Ahora miremos hacia el interior, aquí a la vuelta de la esquina, en
donde niñas, niños y adolescentes son tratados como “material
desechable” en una comunidad humana indiferente al destino de sus nuevas
generaciones. Ejemplo paradigmático ha sido el escenario del Hogar
Seguro Virgen de la Asunción, en donde después de la horrenda muerte de
41 niñas internas en ese siniestro lugar administrado por el Estado no
solo no ha habido ninguna reacción de las entidades responsables para
dar seguimiento y reparación a las familias afectadas, sino continúan
desapareciendo internos de esos centros de reclusión.

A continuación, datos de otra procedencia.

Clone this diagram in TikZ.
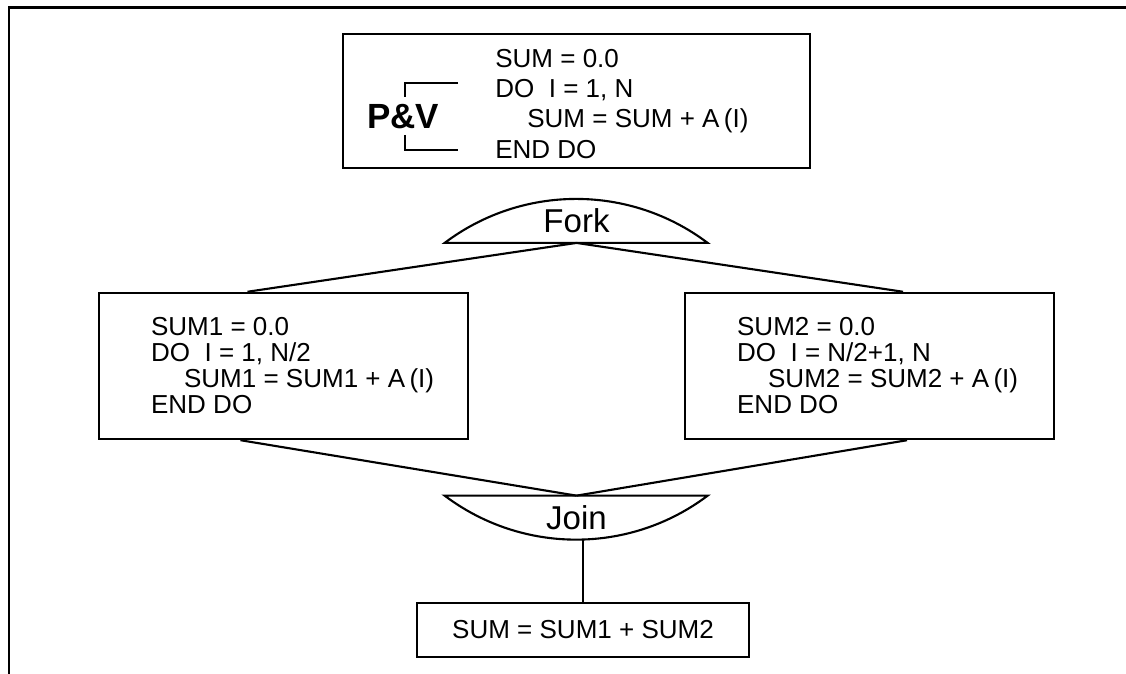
\documentclass[tikz,border=0pt]{standalone}
\usepackage{fontspec}
\setmainfont{Liberation Sans}
\usetikzlibrary{positioning}

\begin{document}
\begin{tikzpicture}[
  x=0.2mm, y=0.2mm,
  node distance=5.8mm,
  box/.style={draw, rectangle, line width=1.4pt, inner sep=0pt},
  code/.style={align=left, inner sep=0pt, font=\fontsize{14.8}{14.8}\selectfont},
  sub/.style={box, minimum width=73.8mm, minimum height=29.2mm},
  gate/.style={minimum width=52.6mm, minimum height=8.8mm, inner sep=0pt,
    font=\fontsize{18.8}{18.8}\selectfont},
  link/.style={line width=1.2pt}
]
\useasboundingbox (0,0) rectangle (1126,674);

\draw[line width=1.7pt, line join=miter] (9,0) -- (9,666) -- (1126,666);

\node[box, minimum width=93.4mm, minimum height=26.8mm] (serial) at (576.5,573) {};

\node[code, anchor=west, font=\fontsize{14.8}{17.1}\selectfont] (loop) at (495,570)
  {SUM = 0.0\\DO\ \ I = 1, N\\\hspace*{6.4mm}SUM = SUM + A\,(I)\\END DO};

\node[inner sep=0pt, font=\fontsize{19.9}{19.9}\selectfont\bfseries] (pv) at (403,557) {P\&V};
\draw[line width=1.1pt] (458,591) -| (405,577);
\draw[line width=1.1pt] (405,539) |- (458,524);

\node[gate] (fork) [below=of serial] {Fork};
\draw[link] (fork.south west) arc[start angle=127, end angle=53, radius=43.7mm] -- cycle;

\node[sub] (half1) at (283.5,308) {};
\node[code, anchor=west] (loop1) at ([xshift=10.6mm]half1.west)
  {SUM1 = 0.0\\DO\ \ I = 1, N/2\\\hspace*{6.6mm}SUM1 = SUM1 + A\,(I)\\END DO};

\node[sub] (half2) at (869.5,308) {};
\node[code, anchor=west] (loop2) at ([xshift=10.6mm]half2.west)
  {SUM2 = 0.0\\DO\ \ I = N/2+1, N\\\hspace*{6.2mm}SUM2 = SUM2 + A\,(I)\\END DO};

\node[gate] (join) at (576.5,156) {Join};
\draw[link] (join.north west) arc[start angle=233, end angle=307, radius=43.7mm] -- cycle;

\node[box, code, minimum width=66.4mm, minimum height=10.8mm] (total) at (583,44) {SUM = SUM1 + SUM2};

\draw[link] (fork.south) -- ([xshift=-7.2mm]half1.north);
\draw[link] (fork.south) -- ([xshift=6.7mm]half2.north);
\draw[link] ([xshift=-8.6mm]half1.south) -- (join.north);
\draw[link] ([xshift=7.5mm]half2.south) -- (join.north);
\draw[line width=1pt] (join.south -| total.north) -- (total.north);

\end{tikzpicture}
\end{document}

Veamos cómo los adolescentes bajo resguardo del Estado y abandonados
por su familia, al llegar a la frontera de la mayoría de edad son
arrojados de estos “hogares seguros” a la calle sin ninguna protección,
carentes de todo recurso para ganarse la vida. Entendamos el mensaje
implícito en ese acto despiadado, gracias al cual las redes de trata y
las organizaciones criminales se aprestan para reclutarlos como
prostitutas, sicarios, esclavos o pandilleros, distribuidores de droga o
recolectores de extorsiones. Es imperativo hacer un examen de
conciencia para determinar cuál ha sido nuestro papel en esta absurda
cadena de errores y contengamos las reacciones irracionales, como la
exigencia de una limpieza social que solo revela nuestra absoluta falta
de conocimiento de la realidad en la cual sobreviven estas niñas y
niños. La tan mentada fe cristiana deja de tener sentido cuando se es
capaz de manifestar odio y desprecio por las víctimas y, en un gesto de
incomprensible crueldad, se delega todo el poder en sus victimarios.
La niñez es una etapa vulnerable y entraña enormes riesgos. No debemos abandonarla.